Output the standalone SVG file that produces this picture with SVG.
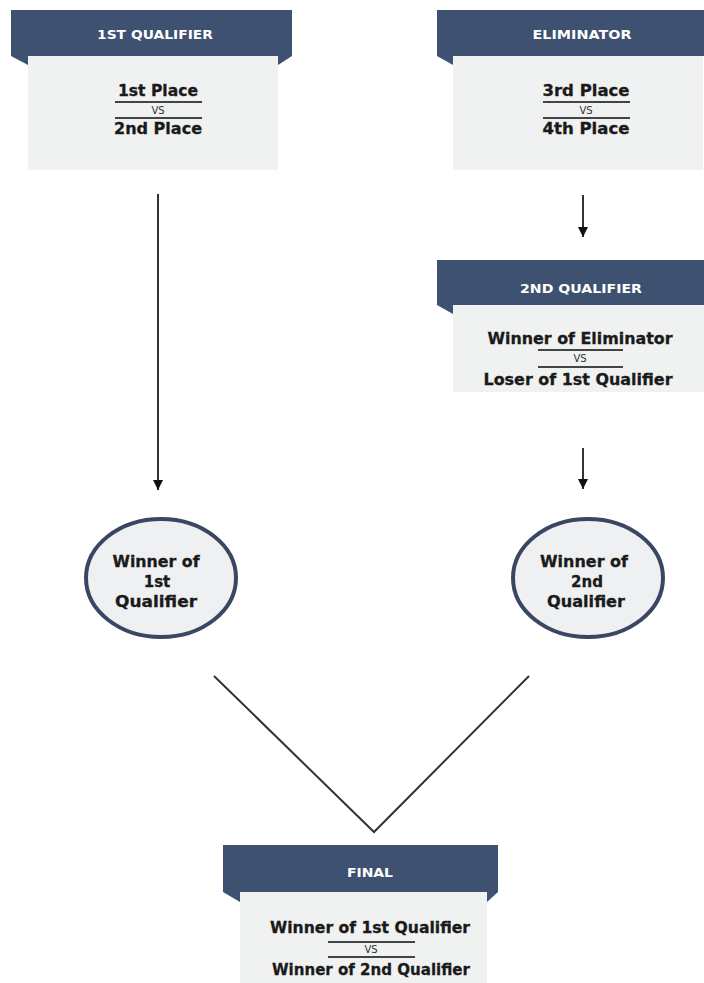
<svg xmlns="http://www.w3.org/2000/svg" width="704" height="983" viewBox="0 0 704 983">
<style>
.banner{fill:#3f5170}
.body{fill:#f0f1f1}
.title{font-family:"DejaVu Sans",sans-serif;font-weight:bold;font-size:12.5px;fill:#ffffff;text-anchor:middle}
.t{font-family:"DejaVu Sans",sans-serif;font-weight:bold;font-size:15px;fill:#1a1a1a;text-anchor:middle;stroke:#1a1a1a;stroke-width:0.3}
.vs{font-family:"DejaVu Sans",sans-serif;font-size:10px;fill:#333;text-anchor:middle}
.rule{stroke:#444;stroke-width:2}
.circ{fill:#eef0f2;stroke:#3a4763;stroke-width:4}
.conn{stroke:#333;stroke-width:2;fill:none}
</style>
<defs>
<marker id="ah" viewBox="0 0 10 10" refX="10" refY="5" markerWidth="10" markerHeight="10" markerUnits="userSpaceOnUse" orient="auto">
<path d="M0,0 L10,5 L0,10 Z" fill="#111"/>
</marker>
</defs>
<rect width="704" height="983" fill="#ffffff"/>

<g id="q1">
<rect class="body" x="28" y="56" width="250" height="114"/>
<rect class="banner" x="11" y="10" width="281" height="46"/>
<path class="banner" d="M11,56 L28,56 L28,65 Z"/>
<path class="banner" d="M292,56 L278,56 L278,65 Z"/>
<text class="title" x="155" y="39" textLength="116" lengthAdjust="spacingAndGlyphs">1ST QUALIFIER</text>
<text class="t" x="158" y="96" textLength="80" lengthAdjust="spacingAndGlyphs">1st Place</text>
<line class="rule" x1="115" y1="102" x2="202" y2="102"/>
<text class="vs" x="158" y="114">VS</text>
<line class="rule" x1="115" y1="118" x2="202" y2="118"/>
<text class="t" x="158" y="134" textLength="88" lengthAdjust="spacingAndGlyphs">2nd Place</text>
</g>

<g id="elim">
<rect class="body" x="453" y="56" width="250" height="114"/>
<rect class="banner" x="437" y="10" width="281" height="46"/>
<path class="banner" d="M437,56 L453,56 L453,65 Z"/>
<text class="title" x="582" y="39" textLength="99" lengthAdjust="spacingAndGlyphs">ELIMINATOR</text>
<text class="t" x="586" y="96" textLength="87" lengthAdjust="spacingAndGlyphs">3rd Place</text>
<line class="rule" x1="543" y1="102" x2="630" y2="102"/>
<text class="vs" x="586" y="114">VS</text>
<line class="rule" x1="543" y1="118" x2="630" y2="118"/>
<text class="t" x="586" y="134" textLength="87" lengthAdjust="spacingAndGlyphs">4th Place</text>
</g>

<g id="q2">
<rect class="body" x="453" y="305" width="251" height="87"/>
<rect class="banner" x="437" y="260" width="281" height="45"/>
<path class="banner" d="M437,305 L453,305 L453,314 Z"/>
<text class="title" x="581" y="293" textLength="122" lengthAdjust="spacingAndGlyphs">2ND QUALIFIER</text>
<text class="t" x="580" y="344" textLength="185" lengthAdjust="spacingAndGlyphs">Winner of Eliminator</text>
<line class="rule" x1="538" y1="350" x2="623" y2="350"/>
<text class="vs" x="580" y="362">VS</text>
<line class="rule" x1="538" y1="367" x2="623" y2="367"/>
<text class="t" x="578" y="385" textLength="189" lengthAdjust="spacingAndGlyphs">Loser of 1st Qualifier</text>
</g>

<g id="w1">
<ellipse class="circ" cx="161" cy="578" rx="75" ry="59"/>
<text class="t" x="156" y="567" textLength="87" lengthAdjust="spacingAndGlyphs">Winner of</text>
<text class="t" x="157" y="587">1st</text>
<text class="t" x="156" y="607" textLength="82" lengthAdjust="spacingAndGlyphs">Qualifier</text>
</g>

<g id="w2">
<ellipse class="circ" cx="588" cy="578" rx="75" ry="59"/>
<text class="t" x="584" y="567" textLength="88" lengthAdjust="spacingAndGlyphs">Winner of</text>
<text class="t" x="587" y="587">2nd</text>
<text class="t" x="586" y="607" textLength="78" lengthAdjust="spacingAndGlyphs">Qualifier</text>
</g>

<g id="final">
<rect class="body" x="240" y="892" width="247" height="91"/>
<rect class="banner" x="223" y="845" width="275" height="47"/>
<path class="banner" d="M223,892 L240,892 L240,902 Z"/>
<path class="banner" d="M498,892 L487,892 L487,902 Z"/>
<text class="title" x="370" y="877" textLength="46" lengthAdjust="spacingAndGlyphs">FINAL</text>
<text class="t" x="370" y="933" textLength="200" lengthAdjust="spacingAndGlyphs">Winner of 1st Qualifier</text>
<line class="rule" x1="328" y1="942" x2="415" y2="942"/>
<text class="vs" x="371" y="953">VS</text>
<line class="rule" x1="328" y1="957" x2="415" y2="957"/>
<text class="t" x="371" y="975" textLength="198" lengthAdjust="spacingAndGlyphs">Winner of 2nd Qualifier</text>
</g>

<g id="connectors">
<line class="conn" x1="158" y1="194" x2="158" y2="490" marker-end="url(#ah)"/>
<line class="conn" x1="583" y1="195" x2="583" y2="237" marker-end="url(#ah)"/>
<line class="conn" x1="583" y1="448" x2="583" y2="489" marker-end="url(#ah)"/>
<polyline class="conn" points="214,676 374,832 529,676"/>
</g>
</svg>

= = = = = = =

Every line above should be repeated exactly; pictures stay out of the copy.

Output the standalone SVG file that produces this picture with SVG.
<svg xmlns="http://www.w3.org/2000/svg" width="704" height="983" viewBox="0 0 704 983">
<style>
.banner{fill:#3f5170}
.body{fill:#f0f1f1}
.title{font-family:"DejaVu Sans",sans-serif;font-weight:bold;font-size:12.5px;fill:#ffffff;text-anchor:middle}
.t{font-family:"DejaVu Sans",sans-serif;font-weight:bold;font-size:15px;fill:#1a1a1a;text-anchor:middle;stroke:#1a1a1a;stroke-width:0.3}
.vs{font-family:"DejaVu Sans",sans-serif;font-size:10px;fill:#333;text-anchor:middle}
.rule{stroke:#444;stroke-width:2}
.circ{fill:#eef0f2;stroke:#3a4763;stroke-width:4}
.conn{stroke:#333;stroke-width:2;fill:none}
</style>
<defs>
<marker id="ah" viewBox="0 0 10 10" refX="10" refY="5" markerWidth="10" markerHeight="10" markerUnits="userSpaceOnUse" orient="auto">
<path d="M0,0 L10,5 L0,10 Z" fill="#111"/>
</marker>
</defs>
<rect width="704" height="983" fill="#ffffff"/>

<g id="q1">
<rect class="body" x="28" y="56" width="250" height="114"/>
<rect class="banner" x="11" y="10" width="281" height="46"/>
<path class="banner" d="M11,56 L28,56 L28,65 Z"/>
<path class="banner" d="M292,56 L278,56 L278,65 Z"/>
<text class="title" x="155" y="39" textLength="116" lengthAdjust="spacingAndGlyphs">1ST QUALIFIER</text>
<text class="t" x="158" y="96" textLength="80" lengthAdjust="spacingAndGlyphs">1st Place</text>
<line class="rule" x1="115" y1="102" x2="202" y2="102"/>
<text class="vs" x="158" y="114">VS</text>
<line class="rule" x1="115" y1="118" x2="202" y2="118"/>
<text class="t" x="158" y="134" textLength="88" lengthAdjust="spacingAndGlyphs">2nd Place</text>
</g>

<g id="elim">
<rect class="body" x="453" y="56" width="250" height="114"/>
<rect class="banner" x="437" y="10" width="281" height="46"/>
<path class="banner" d="M437,56 L453,56 L453,65 Z"/>
<text class="title" x="582" y="39" textLength="99" lengthAdjust="spacingAndGlyphs">ELIMINATOR</text>
<text class="t" x="586" y="96" textLength="87" lengthAdjust="spacingAndGlyphs">3rd Place</text>
<line class="rule" x1="543" y1="102" x2="630" y2="102"/>
<text class="vs" x="586" y="114">VS</text>
<line class="rule" x1="543" y1="118" x2="630" y2="118"/>
<text class="t" x="586" y="134" textLength="87" lengthAdjust="spacingAndGlyphs">4th Place</text>
</g>

<g id="q2">
<rect class="body" x="453" y="305" width="251" height="87"/>
<rect class="banner" x="437" y="260" width="281" height="45"/>
<path class="banner" d="M437,305 L453,305 L453,314 Z"/>
<text class="title" x="581" y="293" textLength="122" lengthAdjust="spacingAndGlyphs">2ND QUALIFIER</text>
<text class="t" x="580" y="344" textLength="185" lengthAdjust="spacingAndGlyphs">Winner of Eliminator</text>
<line class="rule" x1="538" y1="350" x2="623" y2="350"/>
<text class="vs" x="580" y="362">VS</text>
<line class="rule" x1="538" y1="367" x2="623" y2="367"/>
<text class="t" x="578" y="385" textLength="189" lengthAdjust="spacingAndGlyphs">Loser of 1st Qualifier</text>
</g>

<g id="w1">
<ellipse class="circ" cx="161" cy="578" rx="75" ry="59"/>
<text class="t" x="156" y="567" textLength="87" lengthAdjust="spacingAndGlyphs">Winner of</text>
<text class="t" x="157" y="587">1st</text>
<text class="t" x="156" y="607" textLength="82" lengthAdjust="spacingAndGlyphs">Qualifier</text>
</g>

<g id="w2">
<ellipse class="circ" cx="588" cy="578" rx="75" ry="59"/>
<text class="t" x="584" y="567" textLength="88" lengthAdjust="spacingAndGlyphs">Winner of</text>
<text class="t" x="587" y="587">2nd</text>
<text class="t" x="586" y="607" textLength="78" lengthAdjust="spacingAndGlyphs">Qualifier</text>
</g>

<g id="final">
<rect class="body" x="240" y="892" width="247" height="91"/>
<rect class="banner" x="223" y="845" width="275" height="47"/>
<path class="banner" d="M223,892 L240,892 L240,902 Z"/>
<path class="banner" d="M498,892 L487,892 L487,902 Z"/>
<text class="title" x="370" y="877" textLength="46" lengthAdjust="spacingAndGlyphs">FINAL</text>
<text class="t" x="370" y="933" textLength="200" lengthAdjust="spacingAndGlyphs">Winner of 1st Qualifier</text>
<line class="rule" x1="328" y1="942" x2="415" y2="942"/>
<text class="vs" x="371" y="953">VS</text>
<line class="rule" x1="328" y1="957" x2="415" y2="957"/>
<text class="t" x="371" y="975" textLength="198" lengthAdjust="spacingAndGlyphs">Winner of 2nd Qualifier</text>
</g>

<g id="connectors">
<line class="conn" x1="158" y1="194" x2="158" y2="490" marker-end="url(#ah)"/>
<line class="conn" x1="583" y1="195" x2="583" y2="237" marker-end="url(#ah)"/>
<line class="conn" x1="583" y1="448" x2="583" y2="489" marker-end="url(#ah)"/>
<polyline class="conn" points="214,676 374,832 529,676"/>
</g>
</svg>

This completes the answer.